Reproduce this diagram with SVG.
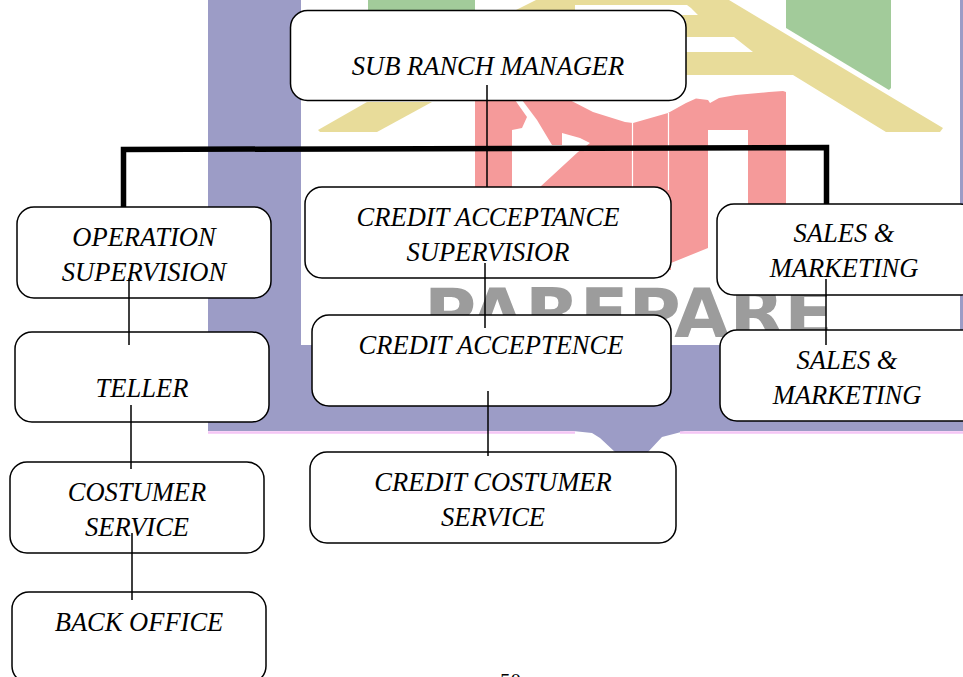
<svg xmlns="http://www.w3.org/2000/svg" width="963" height="677" viewBox="0 0 963 677">
<style>
.box{fill:#fff;stroke:#000;stroke-width:1.5}
.t{font-family:"Liberation Serif","Times New Roman",serif;font-style:italic;font-size:26.500px;fill:#000;text-anchor:middle}
.c{stroke:#000;stroke-width:1.5;fill:none}
</style>
<rect width="963" height="677" fill="#fff"/>
<g id="watermark">
<path d="M208 0H301V345H960V0H963V431H685L662 437L648 452H615L600 438L592 433L573 431H208Z" fill="#9c9cc6"/>
<path d="M208 432.500H575M680 432.500H963" stroke="#f5c5f5" stroke-width="2.500" fill="none"/>
<path d="M368 0H475V30H368Z" fill="#a2cb9a"/>
<path d="M786 0H891V88L889 90L786 28Z" fill="#a2cb9a"/>
<path d="M536 0H729L943 128L940 132H886L793 75H686V20H516V10Z" fill="#e8dc9a"/>
<path d="M575 5H687L691 8L698 15H575ZM686 37H734L753 52H686Z" fill="#fff"/>
<path d="M318 130L367 102H432L377 132H320Z" fill="#e8dc9a"/>
<path d="M475 95H560L593 112L625 122L633 123L668 113L686 103L696 98.500L708 100L710 103L719 98L736 95L769 92L783 91L786 92V210H748V130H708V248L671 263V270H475Z" fill="#f59a9a"/>
<path d="M512 130L522 128L527 117L515 100H522L537 120L552 145H562V133L580 138L590 143L578 152L540 187H512Z" fill="#fff"/>
<path d="M632.500 122V190M668.500 113V190" stroke="#fff" stroke-width="1.200" fill="none"/>
<text x="424" y="337" font-family="'DejaVu Sans',sans-serif" font-weight="700" font-size="67" fill="#9c9c9c" textLength="409" lengthAdjust="spacingAndGlyphs">PAREPARE</text>
</g>
<g id="n-manager"><rect class="box" x="290.500" y="10.500" width="395.500" height="90" rx="17"/><text class="t" x="488" y="74.500">SUB RANCH MANAGER</text></g>
<g id="n-credit-supervisor"><rect class="box" x="305" y="187" width="366" height="91" rx="17"/><text class="t" x="488" y="225.500">CREDIT ACCEPTANCE</text><text class="t" x="488" y="260.500">SUPERVISIOR</text></g>
<g id="n-operation"><rect class="box" x="17" y="207" width="254" height="91" rx="17"/><text class="t" x="144" y="245.500">OPERATION</text><text class="t" x="144" y="280.500">SUPERVISION</text></g>
<g id="n-sales1"><rect class="box" x="717" y="204" width="260" height="91" rx="17"/><text class="t" x="844" y="241.500">SALES &amp;</text><text class="t" x="844" y="276.500">MARKETING</text></g>
<g id="n-teller"><rect class="box" x="15" y="332" width="254" height="90" rx="17"/><text class="t" x="142" y="396.500">TELLER</text></g>
<g id="n-credit-acceptence"><rect class="box" x="312" y="315" width="359" height="91" rx="17"/><text class="t" x="491" y="353.500">CREDIT ACCEPTENCE</text></g>
<g id="n-sales2"><rect class="box" x="720" y="330" width="260" height="91" rx="17"/><text class="t" x="847" y="368.500">SALES &amp;</text><text class="t" x="847" y="403.500">MARKETING</text></g>
<g id="n-costumer"><rect class="box" x="10" y="462" width="254" height="91" rx="17"/><text class="t" x="137" y="500.500">COSTUMER</text><text class="t" x="137" y="535.500">SERVICE</text></g>
<g id="n-credit-costumer"><rect class="box" x="310" y="452" width="366" height="91" rx="17"/><text class="t" x="493" y="490.500">CREDIT COSTUMER</text><text class="t" x="493" y="525.500">SERVICE</text></g>
<g id="n-back"><rect class="box" x="12" y="592" width="254" height="91" rx="17"/><text class="t" x="139" y="630.500">BACK OFFICE</text></g>
<g id="connectors">
<path d="M123.500 207V149.500L826.500 147.500V204" fill="none" stroke="#000" stroke-width="5.500"/>
<path class="c" d="M487 85V187M129 278V345M131 405V469M132 533V600M485 263V328M488 391V456M826 279V345"/>
</g>
<text x="500" y="688" font-family="'Liberation Serif',serif" font-size="21" fill="#000">50</text>
</svg>
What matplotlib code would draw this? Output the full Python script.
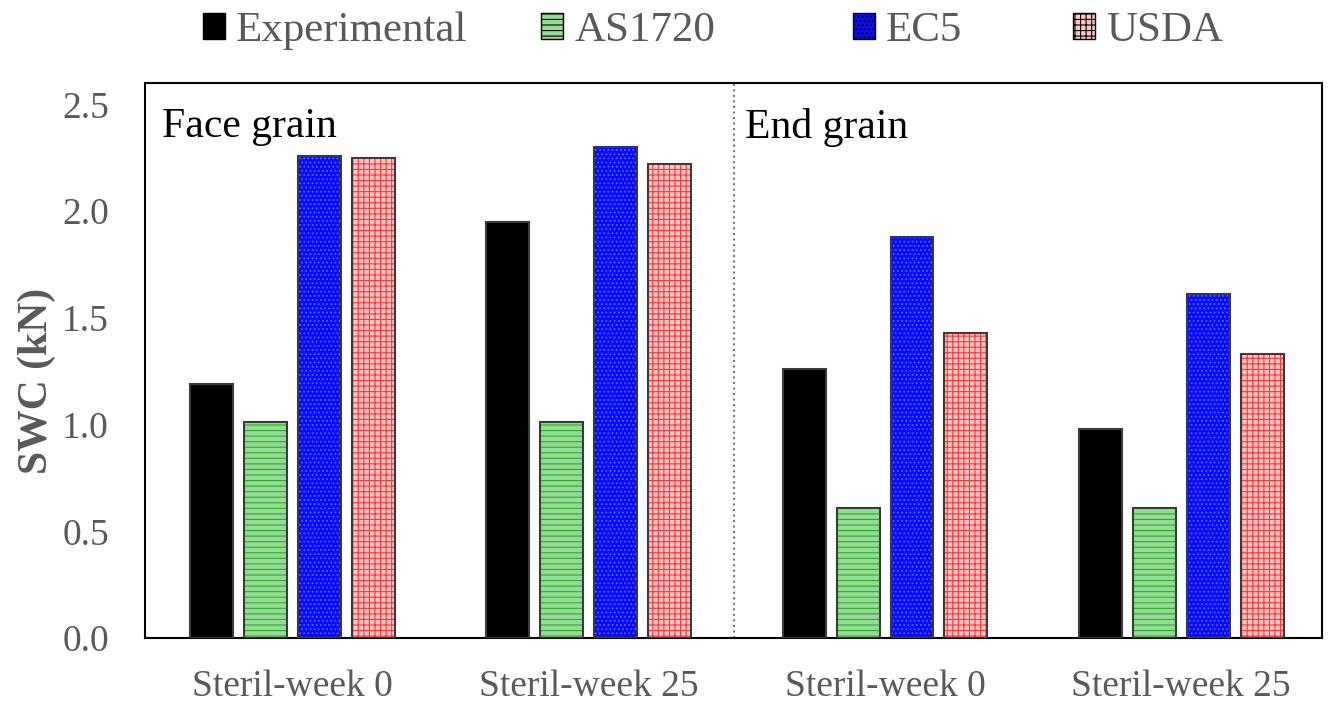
import matplotlib
matplotlib.use("Agg")
import matplotlib.pyplot as plt
import numpy as np
from matplotlib.patches import Patch

categories = ["Steril-week 0", "Steril-week 25", "Steril-week 0", "Steril-week 25"]
series_names = ["Experimental", "AS1720", "EC5", "USDA"]
experimental = [1.19, 1.95, 1.26, 0.98]
as1720 = [1.01, 1.01, 0.61, 0.61]
ec5 = [2.26, 2.30, 1.88, 1.61]
usda = [2.25, 2.22, 1.43, 1.33]
panel_labels = ["Face grain", "End grain"]
yticks = [0.0, 0.5, 1.0, 1.5, 2.0, 2.5]

plt.rcParams['font.family'] = ['Liberation Serif', 'DejaVu Serif']
plt.rcParams['hatch.linewidth'] = 0.8

gray = "#595959"
fig = plt.figure(figsize=(13.28, 7.02), dpi=100)
ax = fig.add_axes([145/1328, 64/702, 1177/1328, 555/702])

styles = [
    dict(face="black", hatch=None, hc="black"),
    dict(face="#94dc94", hatch="---", hc="#2fa82f"),
    dict(face="#0a0aff", hatch="....", hc="#4a6aff"),
    dict(face="#ffc4c4", hatch="+++", hc="#ff3535"),
]
data = [experimental, as1720, ec5, usda]
x = np.arange(len(categories))
width = 0.145
step = 0.182
handles = []
for i, (vals, st) in enumerate(zip(data, styles)):
    pos = x + (i - 1.5) * step
    ax.bar(pos, vals, width, color=st["face"], hatch=st["hatch"],
           edgecolor=st["hc"], linewidth=0, zorder=2)
    ax.bar(pos, vals, width, fill=False, edgecolor="#3a3a3a", linewidth=1.5, zorder=3)
    handles.append(Patch(facecolor=st["face"], hatch=st["hatch"], edgecolor="black",
                         linewidth=1.0, label=series_names[i]))

ax.set_xlim(-0.498, 3.475)
ax.set_ylim(0, 2.6)
ax.plot([0.5, 0.5], [0, 1], transform=ax.transAxes, color="#777777",
        linestyle=":", linewidth=1.5, zorder=1)
ax.set_yticks(yticks)
ax.set_yticklabels([f"{v:.1f}" for v in yticks])
ax.set_xticks(x)
ax.set_xticklabels(categories)
ax.tick_params(axis='both', length=0, labelsize=27, labelcolor=gray)
ax.tick_params(axis='y', pad=26)
ax.tick_params(axis='x', pad=23)
for s in ax.spines.values():
    s.set_linewidth(1.5)
    s.set_color("black")

ax.set_ylabel("SWC (kN)", fontsize=30, fontweight="bold", color=gray)
ax.yaxis.set_label_coords(-0.0756, 0.463)

ax.text(0.0145, 0.955, panel_labels[0], transform=ax.transAxes, fontsize=30,
        color="black", va="top", ha="left")
ax.text(0.510, 0.955, panel_labels[1], transform=ax.transAxes, fontsize=30,
        color="black", va="top", ha="left")

legend_x = [203, 541, 853, 1073]
for h, lx in zip(handles, legend_x):
    leg = fig.legend(handles=[h], loc="center left",
                     bbox_to_anchor=(lx/1328, 1 - 31/702),
                     frameon=False, fontsize=31, handlelength=0.52, handleheight=0.52,
                     handletextpad=0.25, borderpad=0, borderaxespad=0)
    for t in leg.get_texts():
        t.set_color(gray)

fig.savefig("out.png", dpi=100)
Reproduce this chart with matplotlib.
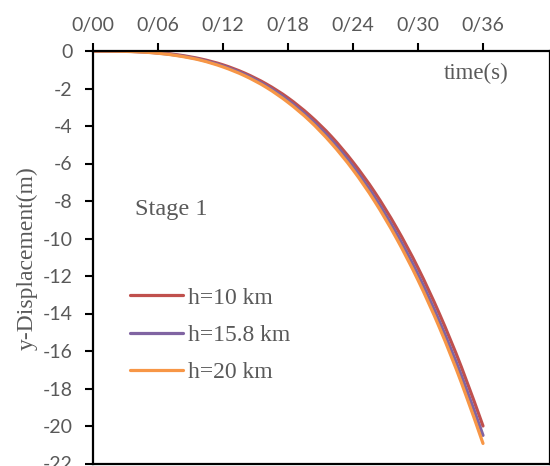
import matplotlib
matplotlib.use("Agg")
import matplotlib.pyplot as plt
from matplotlib.ticker import FixedLocator
from matplotlib.path import Path
from matplotlib.patches import PathPatch
from matplotlib.lines import Line2D

# time samples (s) and vertical displacement (m) for three source depths
time_s = [0, 2, 4, 6, 8, 10, 12, 14, 16, 18, 20, 22, 24, 26, 28, 30, 32, 34, 36]
disp_h10 = [0.00, 0.00, -0.03, -0.09, -0.22, -0.43, -0.74, -1.18, -1.76, -2.50,
            -3.43, -4.56, -5.93, -7.53, -9.41, -11.57, -14.05, -16.85, -20.00]
disp_h158 = [0.00, -0.01, -0.03, -0.11, -0.25, -0.47, -0.80, -1.25, -1.86, -2.63,
             -3.59, -4.75, -6.15, -7.80, -9.72, -11.92, -14.45, -17.30, -20.50]
disp_h20 = [0.00, -0.01, -0.04, -0.12, -0.27, -0.50, -0.85, -1.32, -1.94, -2.74,
            -3.72, -4.92, -6.34, -8.02, -9.98, -12.22, -14.78, -17.68, -20.93]

series_labels = ["h=10 km", "h=15.8 km", "h=20 km"]
series_colors = ["#C0504D", "#8064A2", "#F79646"]

x_tick_pos = [0, 6, 12, 18, 24, 30, 36]
x_tick_labels = ["0/00", "0/06", "0/12", "0/18", "0/24", "0/30", "0/36"]
y_tick_pos = [0, -2, -4, -6, -8, -10, -12, -14, -16, -18, -20, -22]

gray = "#595959"
serif = "Liberation Serif"
sans = "Lato"
LW = 2.3


def smoothed_path(xs, ys):
    """Smoothed line through the samples as cubic Bezier segments (Catmull-Rom)."""
    n = len(xs)
    verts = [(xs[0], ys[0])]
    codes = [Path.MOVETO]
    for i in range(n - 1):
        x0, y0 = (xs[i - 1], ys[i - 1]) if i > 0 else (xs[i], ys[i])
        x1, y1 = xs[i], ys[i]
        x2, y2 = xs[i + 1], ys[i + 1]
        x3, y3 = (xs[i + 2], ys[i + 2]) if i + 2 < n else (xs[i + 1], ys[i + 1])
        c1 = (x1 + (x2 - x0) / 6, y1 + (y2 - y0) / 6)
        c2 = (x2 - (x3 - x1) / 6, y2 - (y3 - y1) / 6)
        verts += [c1, c2, (x2, y2)]
        codes += [Path.CURVE4] * 3
    return Path(verts, codes)


fig = plt.figure(figsize=(5.5, 4.66), dpi=100)
ax = fig.add_axes([93 / 550, 1 - 463.5 / 466, 1 - 93 / 550, (463.5 - 51) / 466])

handles = []
for ys, lab, col in zip([disp_h10, disp_h158, disp_h20], series_labels, series_colors):
    ax.add_patch(PathPatch(smoothed_path(time_s, ys), facecolor="none",
                           edgecolor=col, lw=LW, capstyle="round", joinstyle="round"))
    handles.append(Line2D([], [], color=col, lw=LW, solid_capstyle="round", label=lab))

ax.set_xlim(0, 36 * 457 / 390)
ax.set_ylim(-22, 0)

ax.xaxis.tick_top()
ax.xaxis.set_major_locator(FixedLocator(x_tick_pos))
ax.set_xticklabels(x_tick_labels)
ax.yaxis.set_major_locator(FixedLocator(y_tick_pos))
ax.set_yticklabels([str(v) for v in y_tick_pos])

ax.tick_params(axis="x", direction="out", length=6, width=1.5, pad=6,
               labelsize=14, labelcolor=gray, top=True, bottom=False)
ax.tick_params(axis="y", direction="out", length=5.5, width=1.5, pad=9,
               labelsize=14, labelcolor=gray)
for lbl in ax.get_xticklabels() + ax.get_yticklabels():
    lbl.set_fontfamily(sans)

for side in ["left", "top", "bottom", "right"]:
    ax.spines[side].set_linewidth(1.6)
    ax.spines[side].set_color("black")

fig.text(476 / 550, 1 - 73 / 466, "time(s)",
         ha="center", va="center", fontsize=16.5, family=serif, color=gray)
fig.text(135 / 550, 1 - 209 / 466, "Stage 1",
         ha="left", va="center", fontsize=17.5, family=serif, color=gray)
fig.text(27 / 550, 1 - 258 / 466, "y-Displacement(m)", rotation=90,
         ha="center", va="center", fontsize=17, family=serif, color=gray)

leg = ax.legend(handles=handles, loc="upper left",
                bbox_to_anchor=(130 / 550, 1 - 287 / 466),
                bbox_transform=fig.transFigure, frameon=False,
                prop={"family": serif, "size": 17}, handlelength=2.25,
                handletextpad=0.21, labelspacing=0.67, borderpad=0, borderaxespad=0)
for t in leg.get_texts():
    t.set_color(gray)

fig.savefig("out.png", dpi=100)
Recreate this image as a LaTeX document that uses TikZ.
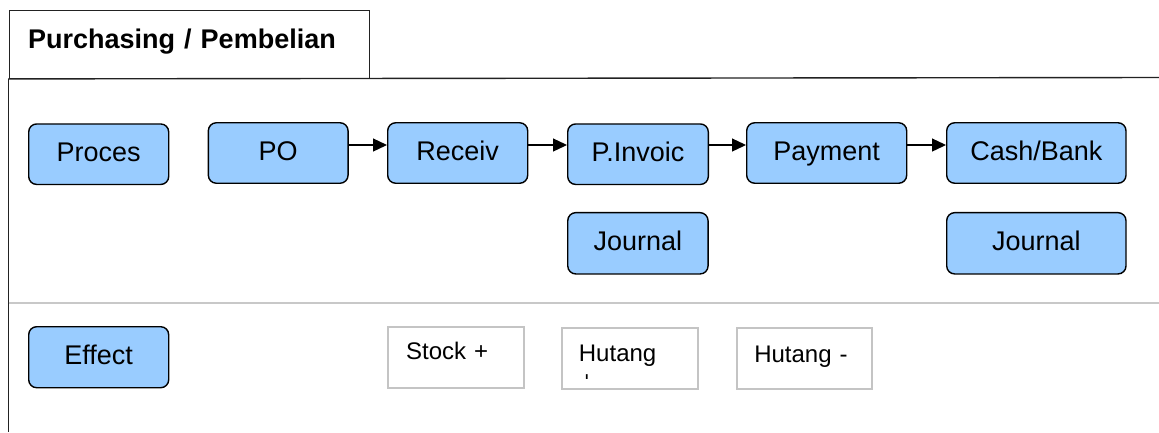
\documentclass[tikz,border=0pt]{standalone}
\usepackage{fontspec}
\setmainfont{Liberation Sans}
\usetikzlibrary{arrows.meta,calc}
\definecolor{procfill}{HTML}{99CCFF}
\definecolor{framecol}{HTML}{222222}
\definecolor{divcol}{HTML}{C8C8C8}
\definecolor{effborder}{HTML}{C4C4C4}
\begin{document}
\begin{tikzpicture}[x=1pt,y=-1pt,
  procbox/.style={draw=black, line width=1.4pt, fill=procfill, rounded corners=8pt,
    minimum height=60.5pt, inner sep=0pt, font=\fontsize{27}{32}\selectfont,
    text height=20pt, text depth=5.7pt},
  effbox/.style={draw=effborder, line width=1.8pt, anchor=north west, inner ysep=0pt,
    align=left, font=\fontsize{24}{27.6}\selectfont},
  framestyle/.style={draw=framecol, line width=1.4pt},
  divline/.style={draw=divcol, line width=1.6pt},
  arr/.style={draw=black, line width=1.3pt, -{Triangle[length=14pt,width=13pt]}}]
\useasboundingbox (0,0) rectangle (1159,432);
% frame
\node[framestyle, anchor=north west, minimum width=360.4pt, minimum height=67.5pt,
  inner xsep=19pt, inner ysep=0pt, text width=322.4pt, align=left,
  text height=37.6pt, text depth=29.9pt, font=\fontsize{27}{32}\selectfont\bfseries]
  (tab) at (8.5,10) {Purchasing / Pembelian};
\coordinate (topright) at (1159,77.5);
\coordinate (leftbottom) at (8.5,432);
\coordinate (divleft) at (8.5,303);
\coordinate (divright) at (1159,303);
\draw[framestyle] (tab.south west) -- (topright);
\draw[framestyle] (tab.south west) -- (leftbottom);
\draw[divline] (divleft) -- (divright);
% process row
\node[procbox, minimum width=140pt] (proces) at (98.7,154.2) {Proces};
\node[procbox, minimum width=139.7pt] (po) at (278.2,153) {PO};
\node[procbox, minimum width=140pt] (rec) at (457.7,153) {Receiv};
\node[procbox, minimum width=140.6pt] (pinv) at (638,154.2) {P.Invoic};
\node[procbox, minimum width=160pt] (pay) at (826.7,153) {Payment};
\node[procbox, minimum width=179.3pt] (cash) at (1036.35,153) {Cash/Bank};
\node[procbox, minimum width=140.3pt, minimum height=61.3pt] (jour1) at (637.9,243.3) {Journal};
\node[procbox, minimum width=179.3pt, minimum height=61.3pt] (jour2) at (1036.35,243.3) {Journal};
% arrows
\draw[arr] ([yshift=8pt]po.east) -- ([yshift=8pt]po.east -| rec.west);
\draw[arr] ([yshift=8pt]rec.east) -- ([yshift=8pt]rec.east -| pinv.west);
\draw[arr] ([yshift=9.2pt]pinv.east) -- ([yshift=9.2pt]pinv.east -| pay.west);
\draw[arr] ([yshift=8pt]pay.east) -- ([yshift=8pt]pay.east -| cash.west);
% effect row
\node[procbox, minimum width=140pt, minimum height=61pt] (effect) at (98.7,357.2) {Effect};
\node[effbox, minimum width=136pt, minimum height=61pt, inner xsep=18.3pt,
  text width=99.4pt, text height=32.2pt, text depth=28.8pt] (stock) at (387,326) {Stock +};
\node[effbox, minimum width=136pt, minimum height=61pt, inner xsep=17pt,
  text width=102pt, text height=33.5pt, text depth=27.5pt] (hutang) at (561,327) {Hutang};
\node[effbox, minimum width=135pt, minimum height=61pt, inner xsep=17.4pt,
  text width=100.2pt, text height=34.5pt, text depth=26.5pt] (hutangmin) at (736,327) {Hutang -};
\begin{scope}
  \clip (hutang.north west) rectangle (697,378);
  \node[anchor=base, inner sep=0pt, font=\fontsize{24}{27.6}\selectfont] (hutangplus) at (587,388) {+};
\end{scope}
\end{tikzpicture}
\end{document}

^^^^

> _Objective_
Pictures in the material above should be skipped; print exactly the lines from the one with "Reproduce this chart with matplotlib." through the one with "ax = fig.add_axes([93".

> _Output of the exercise_
Reproduce this chart with matplotlib.
import matplotlib
matplotlib.use("Agg")
import matplotlib.pyplot as plt
from matplotlib.ticker import FixedLocator
from matplotlib.path import Path
from matplotlib.patches import PathPatch
from matplotlib.lines import Line2D

# time samples (s) and vertical displacement (m) for three source depths
time_s = [0, 2, 4, 6, 8, 10, 12, 14, 16, 18, 20, 22, 24, 26, 28, 30, 32, 34, 36]
disp_h10 = [0.00, 0.00, -0.03, -0.09, -0.22, -0.43, -0.74, -1.18, -1.76, -2.50,
            -3.43, -4.56, -5.93, -7.53, -9.41, -11.57, -14.05, -16.85, -20.00]
disp_h158 = [0.00, -0.01, -0.03, -0.11, -0.25, -0.47, -0.80, -1.25, -1.86, -2.63,
             -3.59, -4.75, -6.15, -7.80, -9.72, -11.92, -14.45, -17.30, -20.50]
disp_h20 = [0.00, -0.01, -0.04, -0.12, -0.27, -0.50, -0.85, -1.32, -1.94, -2.74,
            -3.72, -4.92, -6.34, -8.02, -9.98, -12.22, -14.78, -17.68, -20.93]

series_labels = ["h=10 km", "h=15.8 km", "h=20 km"]
series_colors = ["#C0504D", "#8064A2", "#F79646"]

x_tick_pos = [0, 6, 12, 18, 24, 30, 36]
x_tick_labels = ["0/00", "0/06", "0/12", "0/18", "0/24", "0/30", "0/36"]
y_tick_pos = [0, -2, -4, -6, -8, -10, -12, -14, -16, -18, -20, -22]

gray = "#595959"
serif = "Liberation Serif"
sans = "Lato"
LW = 2.3


def smoothed_path(xs, ys):
    """Smoothed line through the samples as cubic Bezier segments (Catmull-Rom)."""
    n = len(xs)
    verts = [(xs[0], ys[0])]
    codes = [Path.MOVETO]
    for i in range(n - 1):
        x0, y0 = (xs[i - 1], ys[i - 1]) if i > 0 else (xs[i], ys[i])
        x1, y1 = xs[i], ys[i]
        x2, y2 = xs[i + 1], ys[i + 1]
        x3, y3 = (xs[i + 2], ys[i + 2]) if i + 2 < n else (xs[i + 1], ys[i + 1])
        c1 = (x1 + (x2 - x0) / 6, y1 + (y2 - y0) / 6)
        c2 = (x2 - (x3 - x1) / 6, y2 - (y3 - y1) / 6)
        verts += [c1, c2, (x2, y2)]
        codes += [Path.CURVE4] * 3
    return Path(verts, codes)


fig = plt.figure(figsize=(5.5, 4.66), dpi=100)
ax = fig.add_axes([93 / 550, 1 - 463.5 / 466, 1 - 93 / 550, (463.5 - 51) / 466])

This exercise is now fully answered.